Persistent Monitoring in Discrete Environments: Minimizing the Maximum Weighted Latency Between Observations

TL;DR

This paper addresses the challenge of planning robot patrol paths in known environments to minimize the maximum weighted latency between visits, introducing approximation algorithms for an NP-hard problem.

Contribution

It formulates the problem of minimizing maximum weighted latency in robot monitoring, proves its computational hardness, and proposes two approximation algorithms with proven bounds.

Findings

Algorithms scale to thousands of vertices in simulations.

Proposed methods effectively reduce maximum weighted latency.
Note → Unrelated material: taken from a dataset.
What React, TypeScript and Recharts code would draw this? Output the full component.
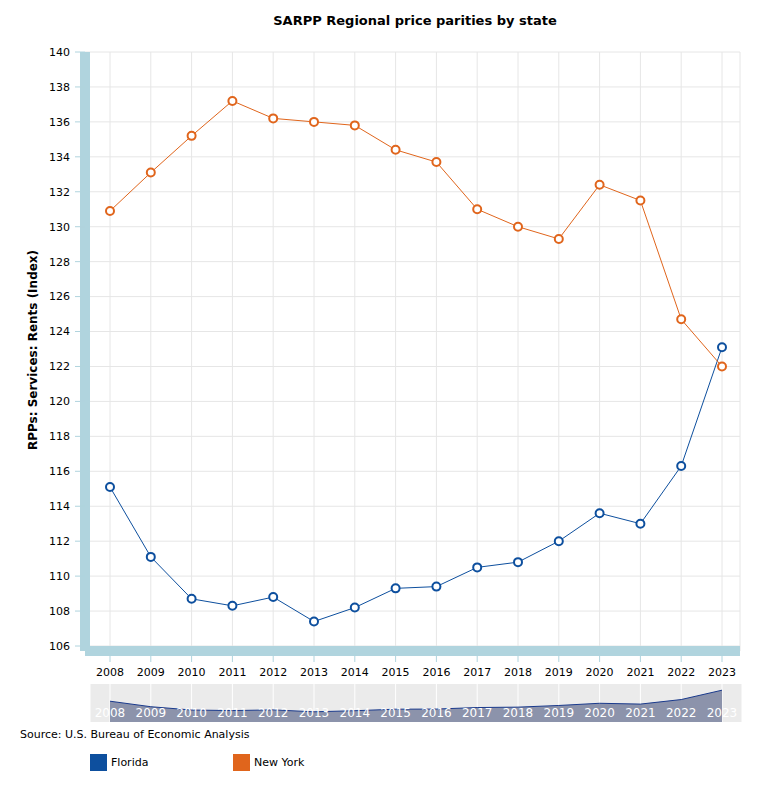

Case study demonstrates practical application in city crime patrolling.

Abstract

In this paper, we consider the problem of planning a path for a robot to monitor a known set of features of interest in an environment. We represent the environment as a graph with vertex weights and edge lengths. The vertices represent regions of interest, edge lengths give travel times between regions, and the vertex weights give the importance of each region. As the robot repeatedly performs a closed walk on the graph, we define the weighted latency of a vertex to be the maximum time between visits to that vertex, weighted by the importance (vertex weight) of that vertex. Our goal is to find a closed walk that minimizes the maximum weighted latency of any vertex. We show that there does not exist a polynomial time algorithm for the problem. We then provide two approximation algorithms; an $O(\log n)$-approximation algorithm and an $O(\log \rho_G)$-approximation algorithm, where $\rho_G$ is the ratio between the maximum and minimum vertex weights. We provide simulation results which demonstrate that our algorithms can be applied to problems consisting of thousands of vertices, and a case study for patrolling a city for crime.